At the forefront of new music practice in Australia lies the Brisbane-based duo, Clocked Out. Comprising Vanessa Tomlinson and Erik Griswold, it is renowned for the remarkable fluency and ease with which these two musicians move across multiple musical boundaries, and for the way they introduce both a playful inventiveness and a serious commitment to ethics and social responsibility into their music-making.
Audiences these days know Clocked Out as the Ensemble in Residence at Queensland Conservatorium and as co-creators of the Piano Mill Project. The latter, nestled in the tall eucalypt forests at Willson’s Downfall near Stanthorpe, is a unique two-storeyed architected venue that utilises 16 reclaimed pianos; in 2017 it won the Award for Excellence in Experimental Music in the APRA AMCOS Art Music Awards.
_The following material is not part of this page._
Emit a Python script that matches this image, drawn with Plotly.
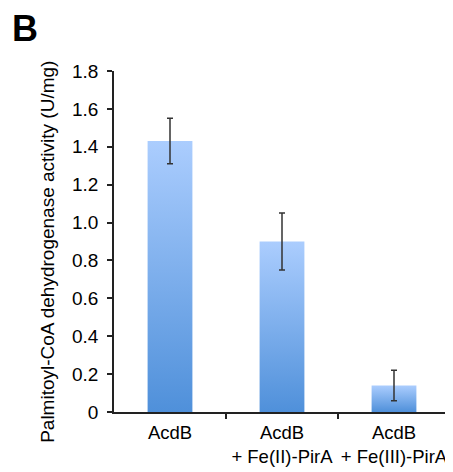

However, Tomlinson and Griswold met long before this, in San Diego in the 1990s, when they began collaborating and performing together as graduate students at the University of California. Their interests at this time lay in American experimentalism (Cage), European avant-garde (Xenakis) and improvised jazz (Mingus), but on moving to Melbourne in 1999 their interests took off and considerably broadened to include Dada cabaret, pop and post-punk. A dedication to environmentalism and community building through music have further informed their work over recent years.
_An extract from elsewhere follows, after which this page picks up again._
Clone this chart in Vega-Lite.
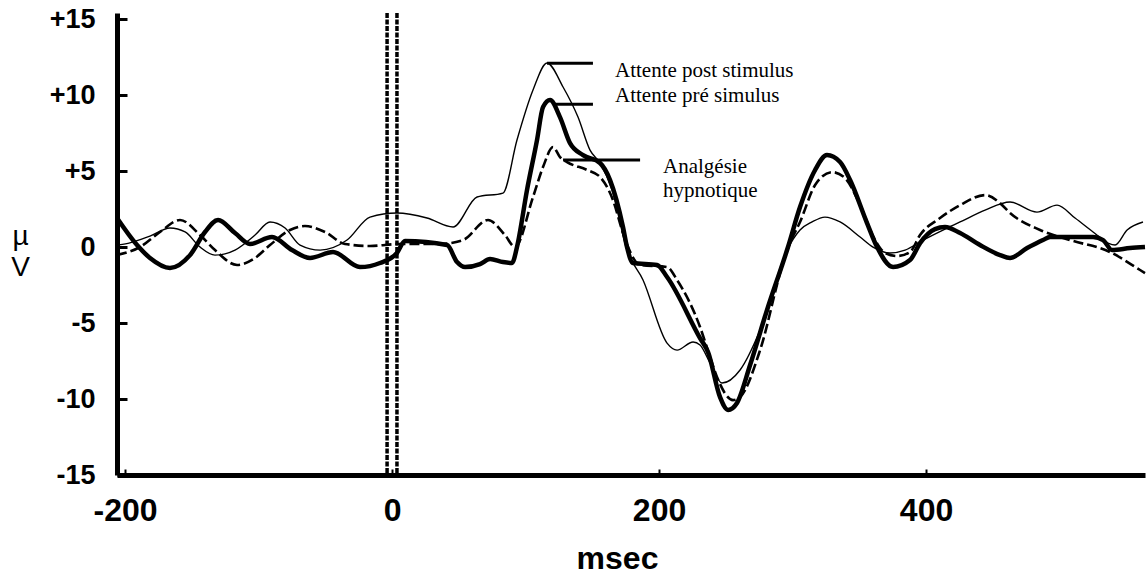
{
  "$schema": "https://vega.github.io/schema/vega-lite/v6.json",
  "width": 1028,
  "height": 462,
  "autosize": {"type": "none"},
  "padding": {"left": 117, "top": 13, "right": 1, "bottom": 99},
  "background": "white",
  "config": {
    "view": {"stroke": null},
    "axis": {"grid": false, "domainColor": "black", "tickColor": "black", "labelColor": "black", "titleColor": "black"}
  },
  "datasets": {
    "curves": [
      {"c": "pre", "t": -206.0, "v": 1.91}, {"c": "pre", "t": -191.0, "v": 0.13}, {"c": "pre", "t": -181.3, "v": -0.72},
      {"c": "pre", "t": -166.3, "v": -1.38}, {"c": "pre", "t": -151.3, "v": -0.53}, {"c": "pre", "t": -140.1, "v": 0.99},
      {"c": "pre", "t": -130.3, "v": 1.78}, {"c": "pre", "t": -117.6, "v": 0.92}, {"c": "pre", "t": -106.4, "v": 0.2},
      {"c": "pre", "t": -89.9, "v": 0.66}, {"c": "pre", "t": -74.9, "v": -0.2}, {"c": "pre", "t": -61.4, "v": -0.72},
      {"c": "pre", "t": -44.2, "v": -0.33}, {"c": "pre", "t": -24.0, "v": -1.32}, {"c": "pre", "t": -9.0, "v": -1.05},
      {"c": "pre", "t": 3.7, "v": -0.39}, {"c": "pre", "t": 9.7, "v": 0.39}, {"c": "pre", "t": 41.2, "v": 0.13},
      {"c": "pre", "t": 48.7, "v": -0.99}, {"c": "pre", "t": 54.7, "v": -1.32}, {"c": "pre", "t": 65.9, "v": -1.12},
      {"c": "pre", "t": 73.4, "v": -0.79}, {"c": "pre", "t": 83.1, "v": -0.99}, {"c": "pre", "t": 89.9, "v": -1.05},
      {"c": "pre", "t": 93.6, "v": 0.0}, {"c": "pre", "t": 101.1, "v": 3.75}, {"c": "pre", "t": 108.6, "v": 7.04},
      {"c": "pre", "t": 113.1, "v": 9.21}, {"c": "pre", "t": 118.4, "v": 9.67}, {"c": "pre", "t": 125.8, "v": 8.55},
      {"c": "pre", "t": 133.3, "v": 6.84}, {"c": "pre", "t": 143.1, "v": 6.05}, {"c": "pre", "t": 155.8, "v": 5.53},
      {"c": "pre", "t": 163.3, "v": 4.41}, {"c": "pre", "t": 173.0, "v": 1.32}, {"c": "pre", "t": 176.0, "v": 0.0},
      {"c": "pre", "t": 180.5, "v": -1.05}, {"c": "pre", "t": 198.5, "v": -1.18}, {"c": "pre", "t": 206.0, "v": -1.97},
      {"c": "pre", "t": 230.7, "v": -5.99}, {"c": "pre", "t": 236.7, "v": -6.91}, {"c": "pre", "t": 245.7, "v": -9.87},
      {"c": "pre", "t": 251.7, "v": -10.72}, {"c": "pre", "t": 258.4, "v": -10.26}, {"c": "pre", "t": 268.2, "v": -7.76},
      {"c": "pre", "t": 280.9, "v": -4.14}, {"c": "pre", "t": 296.6, "v": 0.0}, {"c": "pre", "t": 305.6, "v": 2.63},
      {"c": "pre", "t": 316.9, "v": 5.07}, {"c": "pre", "t": 325.8, "v": 6.05}, {"c": "pre", "t": 335.6, "v": 5.59},
      {"c": "pre", "t": 343.1, "v": 4.41}, {"c": "pre", "t": 355.8, "v": 1.58}, {"c": "pre", "t": 363.3, "v": 0.0},
      {"c": "pre", "t": 375.3, "v": -1.32}, {"c": "pre", "t": 388.0, "v": -0.86}, {"c": "pre", "t": 395.5, "v": 0.26},
      {"c": "pre", "t": 406.7, "v": 1.18}, {"c": "pre", "t": 414.2, "v": 1.32}, {"c": "pre", "t": 425.5, "v": 0.92},
      {"c": "pre", "t": 440.4, "v": 0.13}, {"c": "pre", "t": 455.4, "v": -0.53}, {"c": "pre", "t": 462.9, "v": -0.72},
      {"c": "pre", "t": 475.7, "v": -0.07}, {"c": "pre", "t": 487.6, "v": 0.46}, {"c": "pre", "t": 492.9, "v": 0.66},
      {"c": "pre", "t": 525.1, "v": 0.66}, {"c": "pre", "t": 532.6, "v": 0.46}, {"c": "pre", "t": 539.3, "v": -0.2},
      {"c": "pre", "t": 552.8, "v": -0.07}, {"c": "pre", "t": 564.0, "v": 0.0},

      {"c": "post", "t": -206.0, "v": 0.13}, {"c": "post", "t": -197.0, "v": 0.26}, {"c": "post", "t": -181.3, "v": 0.72},
      {"c": "post", "t": -166.3, "v": 1.25}, {"c": "post", "t": -155.0, "v": 0.99}, {"c": "post", "t": -143.8, "v": 0.0},
      {"c": "post", "t": -132.6, "v": -0.53}, {"c": "post", "t": -117.6, "v": -0.2}, {"c": "post", "t": -102.6, "v": 0.79},
      {"c": "post", "t": -91.4, "v": 1.65}, {"c": "post", "t": -80.1, "v": 1.25}, {"c": "post", "t": -68.9, "v": 0.13},
      {"c": "post", "t": -53.9, "v": -0.2}, {"c": "post", "t": -33.7, "v": 0.46}, {"c": "post", "t": -16.5, "v": 1.97},
      {"c": "post", "t": 3.7, "v": 2.24}, {"c": "post", "t": 26.2, "v": 1.91}, {"c": "post", "t": 45.7, "v": 1.32},
      {"c": "post", "t": 63.7, "v": 3.29}, {"c": "post", "t": 83.1, "v": 3.55}, {"c": "post", "t": 93.6, "v": 7.04},
      {"c": "post", "t": 105.6, "v": 10.33}, {"c": "post", "t": 116.1, "v": 12.11}, {"c": "post", "t": 128.1, "v": 10.53},
      {"c": "post", "t": 139.3, "v": 8.55}, {"c": "post", "t": 148.3, "v": 6.38}, {"c": "post", "t": 155.8, "v": 5.53},
      {"c": "post", "t": 164.8, "v": 3.75}, {"c": "post", "t": 176.0, "v": -0.2}, {"c": "post", "t": 188.0, "v": -2.17},
      {"c": "post", "t": 206.0, "v": -6.32}, {"c": "post", "t": 213.5, "v": -6.78}, {"c": "post", "t": 225.5, "v": -6.25},
      {"c": "post", "t": 230.7, "v": -6.45}, {"c": "post", "t": 238.2, "v": -7.63}, {"c": "post", "t": 247.2, "v": -8.95},
      {"c": "post", "t": 260.7, "v": -8.09}, {"c": "post", "t": 275.7, "v": -5.46}, {"c": "post", "t": 295.9, "v": -0.2},
      {"c": "post", "t": 305.6, "v": 1.12}, {"c": "post", "t": 314.6, "v": 1.65}, {"c": "post", "t": 324.3, "v": 1.97},
      {"c": "post", "t": 335.6, "v": 1.65}, {"c": "post", "t": 350.6, "v": 0.66}, {"c": "post", "t": 360.3, "v": 0.0},
      {"c": "post", "t": 373.0, "v": -0.39}, {"c": "post", "t": 384.3, "v": -0.2}, {"c": "post", "t": 397.8, "v": 0.46},
      {"c": "post", "t": 412.7, "v": 1.12}, {"c": "post", "t": 425.5, "v": 1.65}, {"c": "post", "t": 444.2, "v": 2.43},
      {"c": "post", "t": 462.9, "v": 2.96}, {"c": "post", "t": 483.1, "v": 2.3}, {"c": "post", "t": 498.1, "v": 2.76},
      {"c": "post", "t": 511.6, "v": 1.91}, {"c": "post", "t": 525.1, "v": 0.99}, {"c": "post", "t": 536.3, "v": 0.26},
      {"c": "post", "t": 541.6, "v": 0.13}, {"c": "post", "t": 550.6, "v": 1.12}, {"c": "post", "t": 562.5, "v": 1.65},

      {"c": "hyp", "t": -206.0, "v": -0.53}, {"c": "hyp", "t": -188.8, "v": 0.0}, {"c": "hyp", "t": -173.8, "v": 0.99},
      {"c": "hyp", "t": -158.8, "v": 1.78}, {"c": "hyp", "t": -143.8, "v": 0.79}, {"c": "hyp", "t": -132.6, "v": -0.2},
      {"c": "hyp", "t": -116.1, "v": -1.18}, {"c": "hyp", "t": -102.6, "v": -0.72}, {"c": "hyp", "t": -91.4, "v": 0.13},
      {"c": "hyp", "t": -76.4, "v": 1.12}, {"c": "hyp", "t": -65.2, "v": 1.38}, {"c": "hyp", "t": -50.2, "v": 0.99},
      {"c": "hyp", "t": -35.2, "v": 0.2}, {"c": "hyp", "t": -16.5, "v": 0.07}, {"c": "hyp", "t": 6.0, "v": 0.2},
      {"c": "hyp", "t": 36.0, "v": 0.2}, {"c": "hyp", "t": 53.2, "v": 0.46}, {"c": "hyp", "t": 71.9, "v": 1.78},
      {"c": "hyp", "t": 84.6, "v": 0.79}, {"c": "hyp", "t": 92.1, "v": 0.0}, {"c": "hyp", "t": 105.6, "v": 3.29},
      {"c": "hyp", "t": 113.1, "v": 5.26}, {"c": "hyp", "t": 120.6, "v": 6.58}, {"c": "hyp", "t": 125.8, "v": 5.92},
      {"c": "hyp", "t": 131.1, "v": 5.59}, {"c": "hyp", "t": 146.1, "v": 5.07}, {"c": "hyp", "t": 155.8, "v": 4.61},
      {"c": "hyp", "t": 165.5, "v": 3.09}, {"c": "hyp", "t": 173.0, "v": 0.92}, {"c": "hyp", "t": 176.8, "v": 0.0},
      {"c": "hyp", "t": 185.8, "v": -1.18}, {"c": "hyp", "t": 206.0, "v": -1.32}, {"c": "hyp", "t": 213.5, "v": -2.17},
      {"c": "hyp", "t": 230.7, "v": -5.26}, {"c": "hyp", "t": 238.2, "v": -7.24}, {"c": "hyp", "t": 243.4, "v": -8.55},
      {"c": "hyp", "t": 255.4, "v": -10.07}, {"c": "hyp", "t": 260.7, "v": -9.87}, {"c": "hyp", "t": 275.7, "v": -6.78},
      {"c": "hyp", "t": 292.9, "v": -1.05}, {"c": "hyp", "t": 298.1, "v": 0.26}, {"c": "hyp", "t": 305.6, "v": 1.65},
      {"c": "hyp", "t": 316.9, "v": 4.08}, {"c": "hyp", "t": 329.6, "v": 4.93}, {"c": "hyp", "t": 339.3, "v": 4.54},
      {"c": "hyp", "t": 350.6, "v": 2.76}, {"c": "hyp", "t": 361.8, "v": 0.46}, {"c": "hyp", "t": 369.3, "v": -0.39},
      {"c": "hyp", "t": 378.3, "v": -0.59}, {"c": "hyp", "t": 388.0, "v": -0.33}, {"c": "hyp", "t": 395.5, "v": 0.79},
      {"c": "hyp", "t": 410.5, "v": 1.91}, {"c": "hyp", "t": 425.5, "v": 2.76}, {"c": "hyp", "t": 444.2, "v": 3.42},
      {"c": "hyp", "t": 455.4, "v": 2.89}, {"c": "hyp", "t": 462.9, "v": 2.24}, {"c": "hyp", "t": 485.4, "v": 1.12},
      {"c": "hyp", "t": 507.9, "v": 0.46}, {"c": "hyp", "t": 537.8, "v": -0.33}, {"c": "hyp", "t": 560.3, "v": -1.51},
      {"c": "hyp", "t": 564.0, "v": -1.71}
    ],
    "markers": [{"t": -3.7}, {"t": 3.7}],
    "leaders": [
      {"t": 116.1, "t2": 150.5, "v": 12.1},
      {"t": 120.6, "t2": 150.5, "v": 9.4},
      {"t": 128.1, "t2": 185.8, "v": 5.72}
    ],
    "labels": [
      {"t": 167.0, "v": 11.18, "text": "Attente post stimulus"},
      {"t": 167.0, "v": 9.54, "text": "Attente pré simulus"},
      {"t": 203.0, "v": 4.87, "text": "Analgésie"},
      {"t": 203.0, "v": 3.29, "text": "hypnotique"}
    ]
  },
  "layer": [
    {
      "data": {"name": "markers"},
      "mark": {"type": "rule", "color": "black", "strokeWidth": 3.5, "strokeDash": [5, 1.5]},
      "encoding": {
        "x": {"field": "t", "type": "quantitative", "scale": {"domain": [-206, 564], "nice": false, "zero": false},
          "axis": {
            "values": [-200, 0, 200, 400],
            "labelExpr": "'' + datum.value",
            "labelFont": "Liberation Sans", "labelFontSize": 32, "labelFontWeight": "bold",
            "labelBaseline": "alphabetic", "labelPadding": 51, "labelFlush": false,
            "domainWidth": 5, "tickSize": -6, "tickWidth": 2,
            "title": "msec", "titleFont": "Liberation Sans", "titleFontSize": 32, "titleFontWeight": "bold",
            "titleX": 500, "titleY": 93, "titleBaseline": "alphabetic"
          }
        }
      }
    },
    {
      "mark": {"type": "rule", "color": "black", "strokeWidth": 3.5},
      "encoding": {
        "y": {"datum": 0, "type": "quantitative", "scale": {"domain": [-15, 15.4], "nice": false, "zero": false},
          "axis": {
            "values": [-15, -10, -5, 0, 5, 10, 15],
            "labelExpr": "datum.value > 0 ? '+' + datum.value : '' + datum.value",
            "labelFont": "Liberation Sans", "labelFontSize": 27, "labelFontWeight": "bold",
            "labelAlign": "right", "labelBaseline": "middle", "labelPadding": 32,
            "domainWidth": 5, "tickSize": -10, "tickWidth": 3,
            "title": ["µ", "V"], "titleAngle": 0, "titleFont": "Liberation Sans", "titleFontSize": 28,
            "titleFontWeight": "normal", "titleAlign": "center", "titleBaseline": "alphabetic",
            "titleX": -97, "titleY": 231, "titleLineHeight": 31
          }
        }
      }
    },
    {
      "mark": {"type": "rule", "color": "black", "strokeWidth": 4.5},
      "encoding": {"y": {"datum": 15.4, "type": "quantitative"}}
    },
    {
      "mark": {"type": "rule", "color": "black", "strokeWidth": 1.5},
      "encoding": {"x": {"datum": 564, "type": "quantitative"}}
    },
    {
      "data": {"name": "curves"},
      "transform": [{"filter": "datum.c === 'post'"}],
      "mark": {"type": "line", "color": "black", "strokeWidth": 1.4, "interpolate": "monotone"},
      "encoding": {
        "x": {"field": "t", "type": "quantitative"},
        "y": {"field": "v", "type": "quantitative"}
      }
    },
    {
      "data": {"name": "curves"},
      "transform": [{"filter": "datum.c === 'hyp'"}],
      "mark": {"type": "line", "color": "black", "strokeWidth": 2.6, "strokeDash": [10, 4], "interpolate": "monotone"},
      "encoding": {
        "x": {"field": "t", "type": "quantitative"},
        "y": {"field": "v", "type": "quantitative"}
      }
    },
    {
      "data": {"name": "curves"},
      "transform": [{"filter": "datum.c === 'pre'"}],
      "mark": {"type": "line", "color": "black", "strokeWidth": 4.5, "interpolate": "monotone"},
      "encoding": {
        "x": {"field": "t", "type": "quantitative"},
        "y": {"field": "v", "type": "quantitative"}
      }
    },
    {
      "data": {"name": "leaders"},
      "mark": {"type": "rule", "color": "black", "strokeWidth": 3},
      "encoding": {
        "x": {"field": "t", "type": "quantitative"},
        "x2": {"field": "t2"},
        "y": {"field": "v", "type": "quantitative"}
      }
    },
    {
      "data": {"name": "labels"},
      "mark": {"type": "text", "align": "left", "baseline": "alphabetic", "font": "Liberation Serif", "fontSize": 21, "color": "black"},
      "encoding": {
        "x": {"field": "t", "type": "quantitative"},
        "y": {"field": "v", "type": "quantitative"},
        "text": {"field": "text"}
      }
    }
  ]
}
Tomlinson describes how all these elements have combined to form the duo’s creative ethos. “The central thread in the work of Clocked Out is experimentation through play,” she says.
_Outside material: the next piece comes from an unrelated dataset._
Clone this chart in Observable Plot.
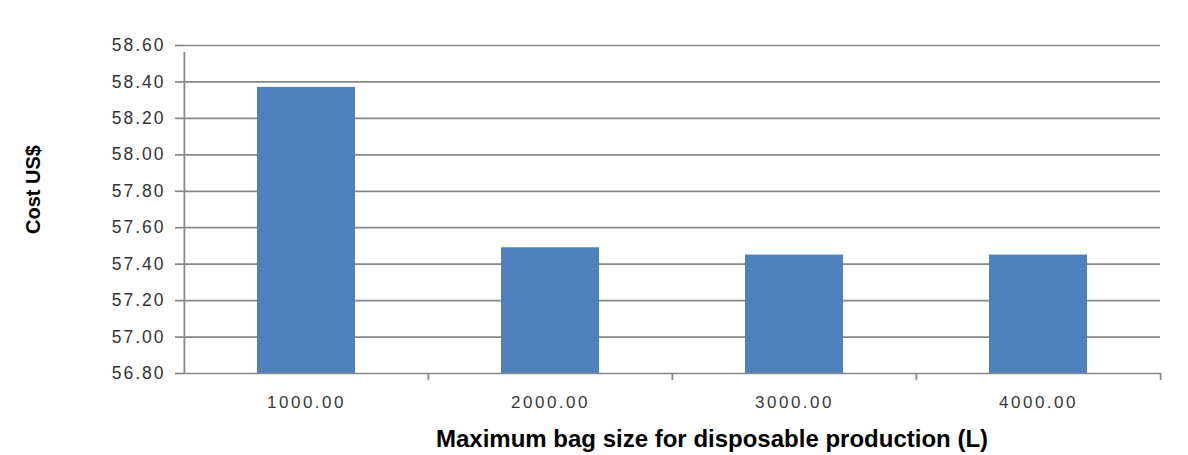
<!DOCTYPE html>
<html>
<head>
<meta charset="utf-8">
<script src="https://cdn.jsdelivr.net/npm/d3@7"></script>
<script src="https://cdn.jsdelivr.net/npm/@observablehq/plot@0.6"></script>
<style>
  body { margin: 0; background: #fff; }
  g[aria-label="y-axis tick label"] text { letter-spacing: 2px; }
  g[aria-label="x-axis tick label"] text { letter-spacing: 2.5px; }
  g[aria-label="y-title"] text { letter-spacing: 3.5px; }
  g[aria-label="x-title"] text { letter-spacing: 0.6px; }
</style>
</head>
<body>
<div id="chart"></div>
<script>
// Cost per bag size
const bagSizes = ["1000.00", "2000.00", "3000.00", "4000.00"];
const costs = [58.37, 57.49, 57.45, 57.45];
const yTicks = [56.8, 57.0, 57.2, 57.4, 57.6, 57.8, 58.0, 58.2, 58.4, 58.6];
const xTitle = "Maximum bag size for disposable production (L)";
const yTitle = "Cost US$";

const rows = bagSizes.map((size, i) => ({size, cost: costs[i]}));

const W = 1188, H = 455, mL = 183, mR = 28, mT = 45, mB = 82;
const step = (W - mL - mR) / bagSizes.length;
const gridColor = "#878787";
const yMin = yTicks[0], yMax = yTicks[yTicks.length - 1];

const chart = Plot.plot({
  width: W,
  height: H,
  marginLeft: mL,
  marginRight: mR,
  marginTop: mT,
  marginBottom: mB,
  style: {fontFamily: "'Liberation Sans', Arial, sans-serif", background: "#fff"},
  x: {domain: bagSizes, paddingInner: 0.6, paddingOuter: 0.3},
  y: {domain: [yMin, yMax]},
  marks: [
    // horizontal gridlines
    Plot.ruleY(yTicks.slice(1), {stroke: gridColor, strokeWidth: 1.7}),
    // bars rise from the axis minimum
    Plot.barY(rows, {x: "size", y1: yMin, y2: "cost", fill: "#4F81BD"}),
    // category axis line
    Plot.ruleY([yMin], {stroke: gridColor, strokeWidth: 1.7}),
    // value axis line (left edge of the first category band)
    Plot.ruleX(bagSizes.slice(0, 1), {dx: -step / 2, y1: yMin, y2: yMax, insetBottom: -7, stroke: gridColor, strokeWidth: 1.7}),
    // tick marks between categories
    Plot.ruleX(bagSizes.slice(1), {dx: -step / 2, y1: yMin, y2: yMin, insetBottom: -7, stroke: gridColor, strokeWidth: 1.7}),
    Plot.ruleX(bagSizes.slice(-1), {dx: step / 2, y1: yMin, y2: yMin, insetBottom: -7, stroke: gridColor, strokeWidth: 1.7}),
    Plot.axisY({
      ticks: yTicks,
      tickFormat: d => d.toFixed(2),
      tickSize: 8,
      tickPadding: 10,
      stroke: gridColor,
      strokeWidth: 1.7,
      fill: "#333",
      fontSize: 17.5,
      label: null
    }),
    Plot.axisX({
      tickSize: 0,
      tickPadding: 22,
      fill: "#3a3a3a",
      fontSize: 17,
      label: null
    }),
    Plot.text([yTitle], {
      frameAnchor: "left", textAnchor: "middle", rotate: -90, dx: -150, dy: -20,
      fontWeight: "bold", fontSize: 20, fill: "#000", ariaLabel: "y-title"
    }),
    Plot.text([xTitle], {
      frameAnchor: "bottom", dx: 40, dy: 66, lineAnchor: "middle",
      fontWeight: "bold", fontSize: 24, fill: "#000", ariaLabel: "x-title"
    })
  ]
});

document.getElementById("chart").append(chart);
</script>
</body>
</html>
“Our preference is to make ideas, with people, in realtime – this does not always mean the music is improvised, but that we are making music on people, in place, with specific shared ideas. So our music is rarely generic and transferable, but specific and particular. For instance our long term collaborations with musicians from Sichuan province are based around relationships with particular composers and performers whose sound world and energy we really love.”
Griswold says that two quotes made about Clocked Out sum up the duo well: these are “outside your think” and “the perfect blend of the known and the unknown”.
He explains: “Clocked Out serves as a musical laboratory, in which we explore sound, combine various musical styles and approaches, and test ideas. Collaboration has always been an essential in our work, invigorating our practice, expanding our musical language, building new partnerships and communities.”